Here’s a question you’ve likely been asked before: If money were no object, what would you do?
If that question stumps you, good! It’s a stupid question and you shouldn’t answer it because it’s built on three rather faulty assumptions:
- Your real dream is costly. Think about the word dream for a minute. When you think about it, does it conjure up expensive thoughts in your mind? Do you think of champaign, yachts, exotic beaches and the lifestyles of the rich and famous? Or perhaps you’re more utilitarian. You dismiss the whole notion of dreaming as a frivolous waste of time. You’ve got real world problems and you don’t have time to dream. Why? Because dreams are expensive and out of practical reach, or so you’ve been led to believe by billboards enticing you to dream. Why not? You’re just about to win the lottery. But do you really want to suspend a dream for the price of a lottery ticket?
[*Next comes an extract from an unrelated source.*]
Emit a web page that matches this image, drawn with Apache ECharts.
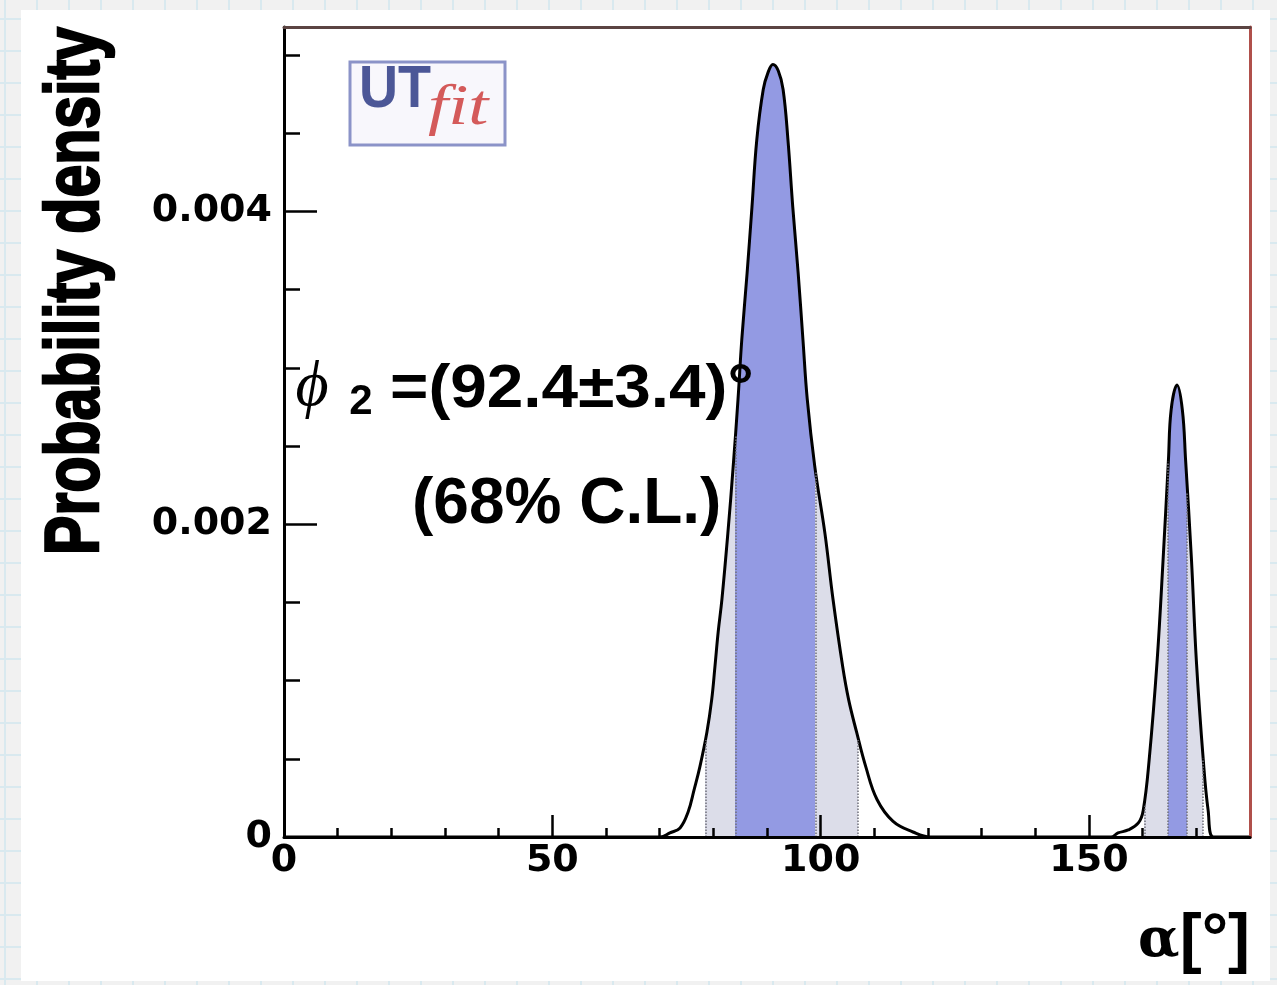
<!DOCTYPE html>
<html>
<head>
    <meta charset="utf-8">
    <title>alpha probability density</title>
    <style type="text/css">
        html, body {
            margin: 0;
            width: 1277px;
            height: 985px;
            overflow: hidden;
        }
        body {
            background-color: #f1f1f1;
            background-image: linear-gradient(#d9e9ef 2px, transparent 2px),
                              linear-gradient(90deg, #d9e9ef 2px, transparent 2px);
            background-size: 32px 32px;
            background-position: 4px 18px;
        }
        #main {
            position: absolute;
            left: 21px;
            top: 10px;
            width: 1249px;
            height: 971px;
            background: #fff;
        }
    </style>
</head>
<body>

    <div id="main"></div>
    <script src="https://cdn.jsdelivr.net/npm/echarts@6.0.0/dist/echarts.min.js"></script>

    <script>
        // curve: alpha in degrees, probability density
        var alphaDeg = [0, 70.1, 71.9, 73.8, 75.3, 76.4, 77.5, 78.8, 79.7, 80.3,
            80.9, 81.6, 82.7, 83.7, 84.6, 85.3, 86.3, 87.2, 88.1, 89.3,
            90.2, 91.1, 92.1, 93.0, 93.9, 94.8, 95.8, 96.7, 97.5, 98.9,
            100.8, 102.3, 104.1, 105.2, 106.7, 108.4, 110.5, 113.5, 117.2, 120.4,
            154.1, 155.4, 157.3, 159.2, 160.1, 161.2, 162.7, 163.8, 164.8, 165.3,
            166.4, 167.4, 168.0, 169.1, 170.0, 171.3, 172.2, 173.2, 180];
        var density = [0, 0, 0.000026, 0.000058, 0.00016, 0.0003, 0.00045, 0.00067, 0.00088, 0.00109,
            0.00131, 0.00152, 0.00194, 0.00237, 0.0028, 0.00318, 0.00361, 0.00403, 0.00446, 0.00478,
            0.00489, 0.00494, 0.0049, 0.00478, 0.00446, 0.00403, 0.00361, 0.00318, 0.0028, 0.00237,
            0.00194, 0.00152, 0.00109, 0.00088, 0.00067, 0.00045, 0.00024, 0.0001, 0.000032, 0,
            0, 0.000026, 0.000045, 0.00009, 0.00017, 0.00049, 0.00113, 0.00177, 0.00241, 0.00273,
            0.00289, 0.00273, 0.00241, 0.00177, 0.00113, 0.00049, 0.00017, 0, 0];

        // shaded intervals (95% grey, 68% blue)
        var bandLimits = [0, 78.5, 84.1, 99.0, 107.0, 160.3, 164.7, 168.2, 171.2, 180];
        var bandKinds = ['none', 'p95', 'p68', 'p95', 'none', 'p95', 'p68', 'p95', 'none'];
        // dotted edges of the bands, height where they meet the curve
        var edgeAlpha = [78.5, 84.1, 99.0, 107.0, 160.3, 164.7, 168.2, 171.2];
        var edgeHeight = [0.00062, 0.00257, 0.00234, 0.00062, 0.0002, 0.0024, 0.0022, 0.0005];

        var xLabels = [0, 50, 100, 150];
        var xMinor = [10, 20, 30, 40, 60, 70, 80, 90, 110, 120, 130, 140, 160, 170];
        var yLabels = [0, 0.002, 0.004];
        var yMinor = [0.0005, 0.001, 0.0015, 0.0025, 0.003, 0.0035, 0.0045, 0.005];

        var bandColor = {
            none: 'rgba(255,255,255,0)',
            p95: '#dcdde9',
            p68: '#939ae3'
        };

        var pieces = [];
        for (var i = 0; i < bandKinds.length; i++) {
            pieces.push({
                gte: bandLimits[i],
                lt: bandLimits[i + 1] + (i === bandKinds.length - 1 ? 1 : 0),
                color: bandColor[bandKinds[i]]
            });
        }

        var curve = alphaDeg.map(function (a, i) {
            return [a, density[i]];
        });

        var edges = edgeAlpha.map(function (a, i) {
            return [{ coord: [a, 0] }, { coord: [a, edgeHeight[i]] }];
        });

        var tickFont = {
            fontFamily: 'DejaVu Sans',
            fontWeight: 'bold',
            fontSize: 38,
            color: '#000'
        };

        var chart = echarts.init(document.getElementById('main'));

        chart.setOption({
            animation: false,
            grid: { left: 263, top: 17, right: 20, bottom: 144 },
            xAxis: [
                {
                    type: 'value', min: 0, max: 180, position: 'bottom', z: 5,
                    axisLine: { onZero: false, lineStyle: { color: '#000', width: 3 } },
                    axisTick: { inside: true, length: 22, customValues: xLabels, lineStyle: { color: '#000', width: 2.5 } },
                    axisLabel: Object.assign({ customValues: xLabels, margin: 5 }, tickFont),
                    splitLine: { show: false },
                    name: '{a|α}{b|[°]}',
                    nameLocation: 'end',
                    nameGap: 0,
                    nameTextStyle: {
                        align: 'right',
                        verticalAlign: 'top',
                        padding: [72, 0, 0, 0],
                        rich: {
                            a: { fontFamily: 'DejaVu Serif', fontWeight: 'bold', fontSize: 54, color: '#000' },
                            b: { fontFamily: 'Liberation Sans', fontWeight: 'bold', fontSize: 66, color: '#000' }
                        }
                    }
                },
                {
                    type: 'value', min: 0, max: 180, position: 'bottom', z: 5,
                    axisLine: { show: false, onZero: false },
                    axisTick: { inside: true, length: 9, customValues: xMinor, lineStyle: { color: '#000', width: 2.5 } },
                    axisLabel: { show: false },
                    splitLine: { show: false }
                },
                {
                    type: 'value', min: 0, max: 180, position: 'top', z: 5,
                    axisLine: { onZero: false, lineStyle: { color: '#5b4442', width: 3 } },
                    axisTick: { show: false },
                    axisLabel: { show: false },
                    splitLine: { show: false }
                }
            ],
            yAxis: [
                {
                    type: 'value', min: 0, max: 0.00518, position: 'left', z: 5,
                    axisLine: { onZero: false, lineStyle: { color: '#000', width: 3 } },
                    axisTick: { inside: true, length: 33, customValues: yLabels, lineStyle: { color: '#000', width: 2.5 } },
                    axisLabel: Object.assign({
                        customValues: yLabels,
                        margin: 12,
                        formatter: function (v) {
                            return v === 0 ? '0' : v.toFixed(3);
                        }
                    }, tickFont),
                    splitLine: { show: false }
                },
                {
                    type: 'value', min: 0, max: 0.00518, position: 'left', z: 5,
                    axisLine: { show: false, onZero: false },
                    axisTick: { inside: true, length: 16, customValues: yMinor, lineStyle: { color: '#000', width: 2.5 } },
                    axisLabel: { show: false },
                    splitLine: { show: false }
                },
                {
                    type: 'value', min: 0, max: 0.00518, position: 'right', z: 5,
                    axisLine: { onZero: false, lineStyle: { color: '#b0504b', width: 3 } },
                    axisTick: { show: false },
                    axisLabel: { show: false },
                    splitLine: { show: false }
                }
            ],
            visualMap: {
                type: 'piecewise',
                show: false,
                dimension: 0,
                seriesIndex: 0,
                pieces: pieces
            },
            series: [{
                type: 'line',
                xAxisIndex: 0,
                yAxisIndex: 0,
                data: curve,
                smooth: 0.4,
                symbol: 'none',
                showSymbol: false,
                lineStyle: { color: '#000', width: 3 },
                areaStyle: { opacity: 1 },
                markLine: {
                    silent: true,
                    symbol: ['none', 'none'],
                    label: { show: false },
                    lineStyle: { type: 'dotted', color: '#6f6f7a', width: 1.5 },
                    data: edges
                }
            }],
            graphic: [
                {
                    type: 'text', x: 56, y: 281, rotation: Math.PI / 2, scaleY: 1.28, z: 100,
                    style: {
                        text: 'Probability density',
                        font: 'bold 59px "Liberation Sans"',
                        fill: '#000',
                        stroke: '#000',
                        lineWidth: 2,
                        align: 'center', verticalAlign: 'middle',
                        textAlign: 'center', textVerticalAlign: 'middle'
                    }
                },
                {
                    type: 'rect', z: 100,
                    shape: { x: 329, y: 52, width: 155, height: 83 },
                    style: { fill: '#f8f7fc', stroke: '#8b93c8', lineWidth: 3 }
                },
                {
                    type: 'text', x: 338, y: 80, scaleX: 0.9, z: 101,
                    style: {
                        text: 'UT', font: 'bold 60px "Liberation Sans"', fill: '#4c5797',
                        align: 'left', verticalAlign: 'middle',
                        textAlign: 'left', textVerticalAlign: 'middle'
                    }
                },
                {
                    type: 'text', x: 407, y: 99, scaleX: 1.25, z: 101,
                    style: {
                        text: 'fit', font: 'italic 58px "Liberation Serif"', fill: '#d45a5a',
                        align: 'left', verticalAlign: 'middle',
                        textAlign: 'left', textVerticalAlign: 'middle'
                    }
                },
                {
                    type: 'text', x: 291, y: 378, z: 100,
                    style: {
                        text: 'ϕ', font: 'italic 64px "Liberation Serif"', fill: '#000',
                        align: 'center', verticalAlign: 'middle',
                        textAlign: 'center', textVerticalAlign: 'middle'
                    }
                },
                {
                    type: 'text', x: 340, y: 392, z: 100,
                    style: {
                        text: '2', font: 'bold 42px "Liberation Sans"', fill: '#000',
                        align: 'center', verticalAlign: 'middle',
                        textAlign: 'center', textVerticalAlign: 'middle'
                    }
                },
                {
                    type: 'text', x: 369, y: 380, scaleX: 1.06, z: 100,
                    style: {
                        text: '=(92.4±3.4)°', font: 'bold 62px "Liberation Sans"', fill: '#000',
                        align: 'left', verticalAlign: 'middle',
                        textAlign: 'left', textVerticalAlign: 'middle'
                    }
                },
                {
                    type: 'text', x: 391, y: 495, z: 100,
                    style: {
                        text: '(68% C.L.)', font: 'bold 64px "Liberation Sans"', fill: '#000',
                        align: 'left', verticalAlign: 'middle',
                        textAlign: 'left', textVerticalAlign: 'middle'
                    }
                }
            ]
        });
    </script>
</body>
</html>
- Your real dream can be purchased. Implicit in the question about money being “no object” is the idea that having unlimited resources will somehow resuscitate a dream lying dormant within you. If you’re waiting for financial “freedom” before pursuing your dream, then you don’t love it enough to work for it. You’ve sidelined a pursuit that can teach you more about yourself for a simple transaction that may never materialize. Don’t buy your dreams. Earn them.
- Your real dream can be achieved instantly. You and I live in an instant gratification culture. Mobile phones and Facebook can keep you instantly connected. Day trading can give you instant investment results. No hassles, zero percent instant credit financing can get you into a new car, instantly. Why not dreams? Just imagine what you could do instantly if money were no object. No work. Just outcome. Like water flowing to the path of least resistance, the appeal of instant success, however remote, trumps the perseverance to pursue a dream no matter how long it takes. That kind of pursuit takes creativity. Not the kind of creativity to entertain ideas of what you would do with a financial windfall, but rather the sustained and tireless creativity that comes from leaning into the challenges with a long obedience in the same direction, as Eugene Peterson puts it.
The next time you see one of those billboards brazenly asking “What’s your dream?” while offering a chance to win that mega-jackpot, just smile. And shout back to it, “It’s none of your business. You have nothing to do with it.”
What are other assumptions or messages you’ve noticed around you?